Le terrorisme islamiste est abject mais la démagogie de la droite extrême et de l’extrême droite dont Macron rêve de faire la synthèse l’est aussi.

Son projet de loi « Laïcité et libertés », qui doit être présenté au conseil des ministres le 9 décembre, est une attaque contre les libertés, l’occasion de mener campagne contre les musulmans ou celles et ceux qui pourraient l’être, une campagne raciste au nom de la lutte contre le mythe du « séparatisme islamiste ».

Cette politique sécuritaire et répressive ne résoudra en rien la folle dérive de l’islamisme politique mais ce n’est pas son but. Elle vise à diviser le monde du travail, à semer le trouble et la confusion dans les consciences et à légitimer une politique sécuritaire contre, en réalité, l’ensemble du monde du travail.

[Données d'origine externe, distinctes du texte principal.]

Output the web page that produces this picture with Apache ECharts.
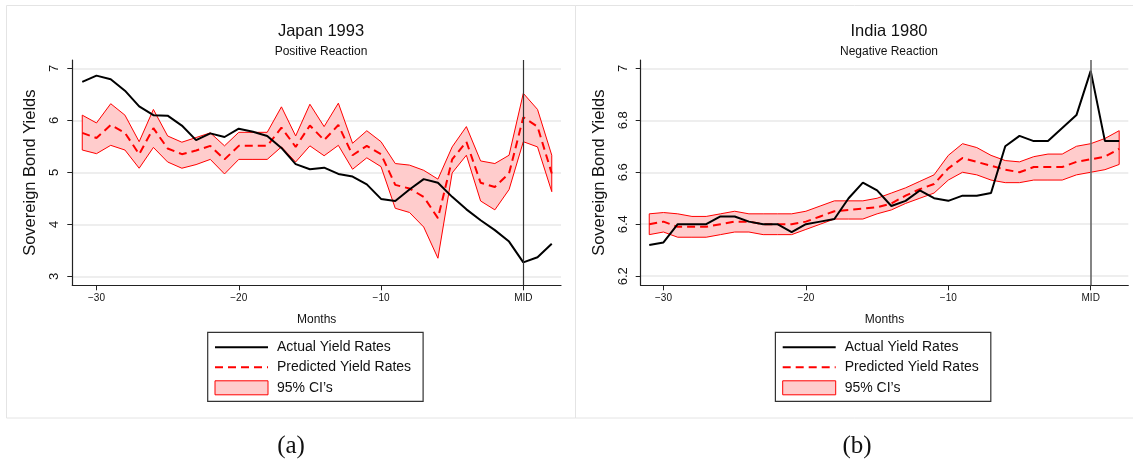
<!DOCTYPE html>
<html>
<head>
<meta charset="utf-8">
<script src="https://cdn.jsdelivr.net/npm/echarts@6/dist/echarts.min.js"></script>
<style>
html,body{margin:0;padding:0;background:#fff;}
#chart{width:1133px;height:459px;}
</style>
</head>
<body>
<div id="chart"></div>
<script>
// ---------- data ----------
const months = [-31,-30,-29,-28,-27,-26,-25,-24,-23,-22,-21,-20,-19,-18,-17,-16,-15,-14,-13,-12,-11,-10,-9,-8,-7,-6,-5,-4,-3,-2,-1,0,1,2];

const japanActual = [6.74,6.86,6.79,6.57,6.27,6.10,6.09,5.90,5.62,5.75,5.68,5.84,5.78,5.70,5.47,5.16,5.06,5.09,4.97,4.92,4.77,4.49,4.45,4.67,4.87,4.80,4.53,4.29,4.08,3.89,3.67,3.27,3.37,3.63];
const japanPredicted = [5.76,5.66,5.91,5.76,5.35,5.85,5.46,5.35,5.42,5.51,5.25,5.51,5.51,5.51,5.86,5.49,5.90,5.62,5.91,5.33,5.51,5.35,4.76,4.69,4.53,4.12,5.25,5.59,4.80,4.72,4.98,6.06,5.88,4.98];
const japanUpper = [6.10,5.95,6.32,6.10,5.59,6.21,5.70,5.58,5.67,5.76,5.51,5.77,5.77,5.77,6.26,5.70,6.31,5.88,6.33,5.56,5.80,5.59,5.17,5.14,5.04,4.87,5.49,5.88,5.22,5.17,5.33,6.52,6.21,5.33];
const japanLower = [5.43,5.36,5.52,5.43,5.08,5.48,5.20,5.08,5.15,5.25,4.97,5.25,5.25,5.25,5.49,5.20,5.51,5.32,5.52,5.06,5.28,5.11,4.31,4.23,3.95,3.35,4.99,5.33,4.45,4.28,4.67,5.59,5.49,4.63];

const indiaActual = [6.32,6.33,6.40,6.40,6.40,6.43,6.43,6.41,6.40,6.40,6.37,6.40,6.41,6.42,6.50,6.56,6.53,6.47,6.49,6.53,6.50,6.49,6.51,6.51,6.52,6.70,6.74,6.72,6.72,6.77,6.82,6.99,6.72,6.72];
const indiaPredicted = [6.40,6.41,6.39,6.39,6.39,6.40,6.41,6.41,6.40,6.40,6.40,6.41,6.43,6.45,6.455,6.46,6.465,6.48,6.51,6.535,6.555,6.615,6.655,6.64,6.625,6.61,6.60,6.62,6.62,6.62,6.64,6.65,6.66,6.69];
const indiaUpper = [6.44,6.445,6.44,6.43,6.43,6.44,6.45,6.44,6.44,6.44,6.44,6.45,6.47,6.49,6.49,6.49,6.50,6.52,6.54,6.565,6.59,6.665,6.71,6.695,6.665,6.645,6.64,6.66,6.67,6.67,6.70,6.71,6.73,6.76];
const indiaLower = [6.36,6.37,6.35,6.35,6.35,6.36,6.37,6.37,6.36,6.36,6.36,6.38,6.40,6.42,6.42,6.42,6.44,6.455,6.48,6.50,6.52,6.57,6.60,6.59,6.57,6.56,6.56,6.57,6.57,6.57,6.59,6.60,6.61,6.63];

const xTickValues = [-30,-20,-10,0];
const xTickLabels = ['\u221230','\u221220','\u221210','MID'];
const japanYTicks = [3,4,5,6,7];
const indiaYTicks = [6.2,6.4,6.6,6.8,7];
const indiaYLabels = ['6.2','6.4','6.6','6.8','7'];

const titles = ['Japan 1993','India 1980'];
const subtitles = ['Positive Reaction','Negative Reaction'];
const captions = ['(a)','(b)'];
const legendNames = ['Actual Yield Rates','Predicted Yield Rates','95% CI\u2019s'];
const xName = 'Months';
const yName = 'Sovereign Bond Yields';
const midMonth = 0;

// ---------- chart ----------
const FONT = '"Liberation Sans", Arial, Helvetica, sans-serif';
const chart = echarts.init(document.getElementById('chart'), null, {renderer:'canvas'});

function xAxisCfg(gridIndex, min, max){
  return {
    type:'value', gridIndex, min, max,
    axisLine:{show:true, onZero:false, lineStyle:{color:'#222', width:1.2}},
    axisTick:{show:true, length:5, inside:false, customValues:xTickValues, lineStyle:{color:'#222', width:1}},
    axisLabel:{customValues:xTickValues, margin:8, fontSize:10, fontFamily:FONT, color:'#111',
      formatter:(v)=>{const i=xTickValues.indexOf(v); return i>=0?xTickLabels[i]:'';}},
    splitLine:{show:false},
    name:xName, nameLocation:'middle', nameGap:28,
    nameTextStyle:{fontSize:12, fontFamily:FONT, color:'#111'}
  };
}
function yAxisCfg(gridIndex, min, max, ticks, labels){
  return {
    type:'value', gridIndex, min, max,
    axisLine:{show:true, onZero:false, lineStyle:{color:'#222', width:1.2}},
    axisTick:{show:true, length:5, customValues:ticks, lineStyle:{color:'#222', width:1}},
    axisLabel:{customValues:ticks, rotate:90, margin:11, fontSize:13, fontFamily:FONT, color:'#111',
      formatter:(v)=>{ if(!labels) return String(v); let i=ticks.findIndex(t=>Math.abs(t-v)<1e-9); return i>=0?labels[i]:'';}},
    splitLine:{show:true, lineStyle:{color:'#e8e8e8', width:1.5}},
    name:yName, nameLocation:'middle', nameGap:33, nameRotate:90,
    nameTextStyle:{fontSize:16.5, fontFamily:FONT, color:'#111'}
  };
}
function bandRender(xs, lo, hi){
  return function(params, api){
    if(params.dataIndex !== 0) return null;
    const pts=[];
    for(let i=0;i<xs.length;i++) pts.push(api.coord([xs[i], hi[i]]));
    for(let i=xs.length-1;i>=0;i--) pts.push(api.coord([xs[i], lo[i]]));
    return {type:'polygon', shape:{points:pts}, style:{fill:'#ffcccc', stroke:'#ff0000', lineWidth:1}};
  };
}
function panelSeries(idx, actual, pred, lo, hi, midColor, midWidth){
  return [
    {type:'custom', name:legendNames[2], xAxisIndex:idx, yAxisIndex:idx, z:1,
     renderItem:bandRender(months, lo, hi), itemStyle:{color:'#ffcccc'},
     data:months.map((m,i)=>[m, lo[i], hi[i]]), encode:{x:0, y:[1,2]}, silent:true},
    {type:'line', name:legendNames[1], xAxisIndex:idx, yAxisIndex:idx, z:3,
     data:months.map((m,i)=>[m, pred[i]]), symbol:'none', itemStyle:{color:'#ff0000'},
     lineStyle:{color:'#ff0000', width:2, type:[8,5]}, silent:true},
    {type:'line', name:legendNames[0], xAxisIndex:idx, yAxisIndex:idx, z:4,
     data:months.map((m,i)=>[m, actual[i]]), symbol:'none', itemStyle:{color:'#000'},
     lineStyle:{color:'#000', width:2}, silent:true,
     markLine:{silent:true, symbol:'none', label:{show:false},
       lineStyle:{color:midColor, width:midWidth, type:'solid'}, data:[{xAxis:midMonth}]}}
  ];
}
function legendCfg(left){
  return {
    left, top:332.3, orient:'vertical', itemWidth:53, itemHeight:14, itemGap:6,
    padding:[8,12,6,6.3], borderColor:'#333', borderWidth:1.2, selectedMode:false,
    textStyle:{fontSize:14, fontFamily:FONT, color:'#111', padding:[0,0,0,4]},
    data:[
      {name:legendNames[0], itemStyle:{opacity:0}},
      {name:legendNames[1], itemStyle:{opacity:0}},
      {name:legendNames[2], icon:'rect', itemStyle:{color:'#ffcccc', borderColor:'#ff0000', borderWidth:1}}
    ]
  };
}

const option = {
  animation:false,
  backgroundColor:'#fff',
  title:[
    {text:titles[0], subtext:subtitles[0], left:316, top:18, textAlign:'center', itemGap:6,
     textStyle:{fontSize:16.5, fontWeight:'normal', fontFamily:FONT, color:'#111'},
     subtextStyle:{fontSize:12, fontFamily:FONT, color:'#111'}},
    {text:titles[1], subtext:subtitles[1], left:884, top:18, textAlign:'center', itemGap:6,
     textStyle:{fontSize:16.5, fontWeight:'normal', fontFamily:FONT, color:'#111'},
     subtextStyle:{fontSize:12, fontFamily:FONT, color:'#111'}}
  ],
  grid:[
    {left:72.3, top:60, width:488.7, height:225.3, containLabel:false},
    {left:640.7, top:60, width:487.6, height:225.3, containLabel:false}
  ],
  xAxis:[xAxisCfg(0,-31.7,2.65), xAxisCfg(1,-31.6,2.64)],
  yAxis:[yAxisCfg(0,2.83,7.16,japanYTicks,null), yAxisCfg(1,6.165,7.032,indiaYTicks,indiaYLabels)],
  legend:[legendCfg(207.7), legendCfg(775.4)],
  graphic:[
    {type:'rect', silent:true, z:-10, shape:{x:6.5,y:5.5,width:569,height:412.5}, style:{fill:'none', stroke:'#e4e4e4', lineWidth:1}},
    {type:'rect', silent:true, z:-10, shape:{x:575.5,y:5.5,width:570,height:412.5}, style:{fill:'none', stroke:'#e4e4e4', lineWidth:1}},
    {type:'text', style:{text:captions[0], x:291, y:446, textAlign:'center', textVerticalAlign:'middle', font:'25px "Liberation Serif", "DejaVu Serif", serif', fill:'#111'}},
    {type:'text', style:{text:captions[1], x:857, y:446, textAlign:'center', textVerticalAlign:'middle', font:'25px "Liberation Serif", "DejaVu Serif", serif', fill:'#111'}}
  ],
  series:[
    ...panelSeries(0, japanActual, japanPredicted, japanLower, japanUpper, '#333', 1.2),
    ...panelSeries(1, indiaActual, indiaPredicted, indiaLower, indiaUpper, '#666', 1.6)
  ]
};
chart.setOption(option);
</script>
</body>
</html>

Ne soyons pas dupes. Dans ce monde à la dérive, sans boussole, ne nous laissons pas abuser par les politiciens qui flattent les peurs et les inquiétudes légitimes, pour garder notre propre boussole, notre indépendance de classe, notre solidarité de travailleurs loin des messes républicaines qui flattent le nationalisme et la xénophobie en ouvrant la voie à de possibles aventures d’extrême droite qui menacent nos libertés et nos droits.